Brief >> Your task is to reproduce the material exactly.

Information provided >>
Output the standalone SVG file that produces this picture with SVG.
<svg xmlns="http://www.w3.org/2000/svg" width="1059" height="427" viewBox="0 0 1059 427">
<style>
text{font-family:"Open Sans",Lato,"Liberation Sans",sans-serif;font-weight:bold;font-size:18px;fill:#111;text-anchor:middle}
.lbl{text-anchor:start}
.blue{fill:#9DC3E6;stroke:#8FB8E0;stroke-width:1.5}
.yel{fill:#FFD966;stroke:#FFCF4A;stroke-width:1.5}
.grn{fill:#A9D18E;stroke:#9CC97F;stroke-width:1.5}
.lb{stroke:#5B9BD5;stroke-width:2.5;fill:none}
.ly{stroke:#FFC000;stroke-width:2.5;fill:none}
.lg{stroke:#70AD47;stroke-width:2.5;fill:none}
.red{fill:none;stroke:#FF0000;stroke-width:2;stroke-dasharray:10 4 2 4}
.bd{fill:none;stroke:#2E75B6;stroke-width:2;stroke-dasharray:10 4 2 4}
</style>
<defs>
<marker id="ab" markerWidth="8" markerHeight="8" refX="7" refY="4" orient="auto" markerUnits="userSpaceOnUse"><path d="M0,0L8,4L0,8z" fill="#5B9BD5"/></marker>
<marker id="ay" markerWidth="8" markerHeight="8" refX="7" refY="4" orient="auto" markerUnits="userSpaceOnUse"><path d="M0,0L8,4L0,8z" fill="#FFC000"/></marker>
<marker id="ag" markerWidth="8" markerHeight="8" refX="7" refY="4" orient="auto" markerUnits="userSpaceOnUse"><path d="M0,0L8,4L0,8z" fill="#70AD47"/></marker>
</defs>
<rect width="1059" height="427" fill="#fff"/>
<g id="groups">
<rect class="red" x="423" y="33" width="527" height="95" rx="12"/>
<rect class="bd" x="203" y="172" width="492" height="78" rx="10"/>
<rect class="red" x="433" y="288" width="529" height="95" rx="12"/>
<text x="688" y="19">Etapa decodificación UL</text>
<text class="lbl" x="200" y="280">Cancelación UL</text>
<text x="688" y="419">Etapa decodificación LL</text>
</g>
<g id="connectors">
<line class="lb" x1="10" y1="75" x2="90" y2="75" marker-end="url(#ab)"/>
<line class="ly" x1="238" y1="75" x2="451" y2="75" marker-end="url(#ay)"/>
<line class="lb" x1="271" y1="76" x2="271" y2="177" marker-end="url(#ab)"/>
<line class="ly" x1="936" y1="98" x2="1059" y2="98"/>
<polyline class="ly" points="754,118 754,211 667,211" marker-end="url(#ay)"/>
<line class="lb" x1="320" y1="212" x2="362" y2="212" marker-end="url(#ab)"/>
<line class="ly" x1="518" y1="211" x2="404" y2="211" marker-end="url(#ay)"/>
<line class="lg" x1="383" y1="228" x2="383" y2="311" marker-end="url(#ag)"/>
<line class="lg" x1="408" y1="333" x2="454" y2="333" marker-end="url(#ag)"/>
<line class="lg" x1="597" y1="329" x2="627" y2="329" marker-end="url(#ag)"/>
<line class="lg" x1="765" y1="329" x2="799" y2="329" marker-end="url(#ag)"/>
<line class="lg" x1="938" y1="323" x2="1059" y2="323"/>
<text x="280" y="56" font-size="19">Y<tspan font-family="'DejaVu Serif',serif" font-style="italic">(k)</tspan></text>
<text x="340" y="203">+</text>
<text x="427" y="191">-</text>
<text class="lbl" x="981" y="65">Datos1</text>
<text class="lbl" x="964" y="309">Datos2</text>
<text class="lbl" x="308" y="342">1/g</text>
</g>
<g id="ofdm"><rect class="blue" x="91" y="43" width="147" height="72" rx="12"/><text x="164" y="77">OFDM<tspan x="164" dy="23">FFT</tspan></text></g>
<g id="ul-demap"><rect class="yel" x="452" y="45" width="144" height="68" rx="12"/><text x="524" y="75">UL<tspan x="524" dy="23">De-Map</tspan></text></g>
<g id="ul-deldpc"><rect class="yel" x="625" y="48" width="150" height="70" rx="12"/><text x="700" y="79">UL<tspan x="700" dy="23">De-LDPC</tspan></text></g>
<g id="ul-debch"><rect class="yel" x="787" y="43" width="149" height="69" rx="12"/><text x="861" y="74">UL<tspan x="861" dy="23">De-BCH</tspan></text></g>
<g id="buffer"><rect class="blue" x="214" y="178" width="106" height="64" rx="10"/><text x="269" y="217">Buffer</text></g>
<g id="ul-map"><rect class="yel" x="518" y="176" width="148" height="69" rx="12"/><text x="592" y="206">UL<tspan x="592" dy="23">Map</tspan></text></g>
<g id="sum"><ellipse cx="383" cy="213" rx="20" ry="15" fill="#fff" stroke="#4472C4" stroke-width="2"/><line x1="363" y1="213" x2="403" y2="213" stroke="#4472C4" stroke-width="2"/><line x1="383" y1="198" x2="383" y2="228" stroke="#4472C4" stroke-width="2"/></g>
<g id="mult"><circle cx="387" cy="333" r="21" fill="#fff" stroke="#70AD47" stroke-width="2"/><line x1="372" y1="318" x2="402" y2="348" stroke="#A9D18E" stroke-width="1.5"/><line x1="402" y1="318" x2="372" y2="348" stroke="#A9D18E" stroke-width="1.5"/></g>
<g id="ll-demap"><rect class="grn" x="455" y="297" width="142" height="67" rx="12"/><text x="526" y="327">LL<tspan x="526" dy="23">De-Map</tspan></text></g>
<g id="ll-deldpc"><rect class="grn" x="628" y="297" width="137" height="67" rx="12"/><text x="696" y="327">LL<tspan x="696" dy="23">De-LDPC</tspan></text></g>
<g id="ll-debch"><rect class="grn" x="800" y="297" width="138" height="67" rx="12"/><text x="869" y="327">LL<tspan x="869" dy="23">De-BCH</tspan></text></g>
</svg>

The result >>
Output the standalone SVG file that produces this picture with SVG.
<svg xmlns="http://www.w3.org/2000/svg" width="1059" height="427" viewBox="0 0 1059 427">
<style>
text{font-family:"Open Sans",Lato,"Liberation Sans",sans-serif;font-weight:bold;font-size:18px;fill:#111;text-anchor:middle}
.lbl{text-anchor:start}
.blue{fill:#9DC3E6;stroke:#8FB8E0;stroke-width:1.5}
.yel{fill:#FFD966;stroke:#FFCF4A;stroke-width:1.5}
.grn{fill:#A9D18E;stroke:#9CC97F;stroke-width:1.5}
.lb{stroke:#5B9BD5;stroke-width:2.5;fill:none}
.ly{stroke:#FFC000;stroke-width:2.5;fill:none}
.lg{stroke:#70AD47;stroke-width:2.5;fill:none}
.red{fill:none;stroke:#FF0000;stroke-width:2;stroke-dasharray:10 4 2 4}
.bd{fill:none;stroke:#2E75B6;stroke-width:2;stroke-dasharray:10 4 2 4}
</style>
<defs>
<marker id="ab" markerWidth="8" markerHeight="8" refX="7" refY="4" orient="auto" markerUnits="userSpaceOnUse"><path d="M0,0L8,4L0,8z" fill="#5B9BD5"/></marker>
<marker id="ay" markerWidth="8" markerHeight="8" refX="7" refY="4" orient="auto" markerUnits="userSpaceOnUse"><path d="M0,0L8,4L0,8z" fill="#FFC000"/></marker>
<marker id="ag" markerWidth="8" markerHeight="8" refX="7" refY="4" orient="auto" markerUnits="userSpaceOnUse"><path d="M0,0L8,4L0,8z" fill="#70AD47"/></marker>
</defs>
<rect width="1059" height="427" fill="#fff"/>
<g id="groups">
<rect class="red" x="423" y="33" width="527" height="95" rx="12"/>
<rect class="bd" x="203" y="172" width="492" height="78" rx="10"/>
<rect class="red" x="433" y="288" width="529" height="95" rx="12"/>
<text x="688" y="19">Etapa decodificación UL</text>
<text class="lbl" x="200" y="280">Cancelación UL</text>
<text x="688" y="419">Etapa decodificación LL</text>
</g>
<g id="connectors">
<line class="lb" x1="10" y1="75" x2="90" y2="75" marker-end="url(#ab)"/>
<line class="ly" x1="238" y1="75" x2="451" y2="75" marker-end="url(#ay)"/>
<line class="lb" x1="271" y1="76" x2="271" y2="177" marker-end="url(#ab)"/>
<line class="ly" x1="936" y1="98" x2="1059" y2="98"/>
<polyline class="ly" points="754,118 754,211 667,211" marker-end="url(#ay)"/>
<line class="lb" x1="320" y1="212" x2="362" y2="212" marker-end="url(#ab)"/>
<line class="ly" x1="518" y1="211" x2="404" y2="211" marker-end="url(#ay)"/>
<line class="lg" x1="383" y1="228" x2="383" y2="311" marker-end="url(#ag)"/>
<line class="lg" x1="408" y1="333" x2="454" y2="333" marker-end="url(#ag)"/>
<line class="lg" x1="597" y1="329" x2="627" y2="329" marker-end="url(#ag)"/>
<line class="lg" x1="765" y1="329" x2="799" y2="329" marker-end="url(#ag)"/>
<line class="lg" x1="938" y1="323" x2="1059" y2="323"/>
<text x="280" y="56" font-size="19">Y<tspan font-family="'DejaVu Serif',serif" font-style="italic">(k)</tspan></text>
<text x="340" y="203">+</text>
<text x="427" y="191">-</text>
<text class="lbl" x="981" y="65">Datos1</text>
<text class="lbl" x="964" y="309">Datos2</text>
<text class="lbl" x="308" y="342">1/g</text>
</g>
<g id="ofdm"><rect class="blue" x="91" y="43" width="147" height="72" rx="12"/><text x="164" y="77">OFDM<tspan x="164" dy="23">FFT</tspan></text></g>
<g id="ul-demap"><rect class="yel" x="452" y="45" width="144" height="68" rx="12"/><text x="524" y="75">UL<tspan x="524" dy="23">De-Map</tspan></text></g>
<g id="ul-deldpc"><rect class="yel" x="625" y="48" width="150" height="70" rx="12"/><text x="700" y="79">UL<tspan x="700" dy="23">De-LDPC</tspan></text></g>
<g id="ul-debch"><rect class="yel" x="787" y="43" width="149" height="69" rx="12"/><text x="861" y="74">UL<tspan x="861" dy="23">De-BCH</tspan></text></g>
<g id="buffer"><rect class="blue" x="214" y="178" width="106" height="64" rx="10"/><text x="269" y="217">Buffer</text></g>
<g id="ul-map"><rect class="yel" x="518" y="176" width="148" height="69" rx="12"/><text x="592" y="206">UL<tspan x="592" dy="23">Map</tspan></text></g>
<g id="sum"><ellipse cx="383" cy="213" rx="20" ry="15" fill="#fff" stroke="#4472C4" stroke-width="2"/><line x1="363" y1="213" x2="403" y2="213" stroke="#4472C4" stroke-width="2"/><line x1="383" y1="198" x2="383" y2="228" stroke="#4472C4" stroke-width="2"/></g>
<g id="mult"><circle cx="387" cy="333" r="21" fill="#fff" stroke="#70AD47" stroke-width="2"/><line x1="372" y1="318" x2="402" y2="348" stroke="#A9D18E" stroke-width="1.5"/><line x1="402" y1="318" x2="372" y2="348" stroke="#A9D18E" stroke-width="1.5"/></g>
<g id="ll-demap"><rect class="grn" x="455" y="297" width="142" height="67" rx="12"/><text x="526" y="327">LL<tspan x="526" dy="23">De-Map</tspan></text></g>
<g id="ll-deldpc"><rect class="grn" x="628" y="297" width="137" height="67" rx="12"/><text x="696" y="327">LL<tspan x="696" dy="23">De-LDPC</tspan></text></g>
<g id="ll-debch"><rect class="grn" x="800" y="297" width="138" height="67" rx="12"/><text x="869" y="327">LL<tspan x="869" dy="23">De-BCH</tspan></text></g>
</svg>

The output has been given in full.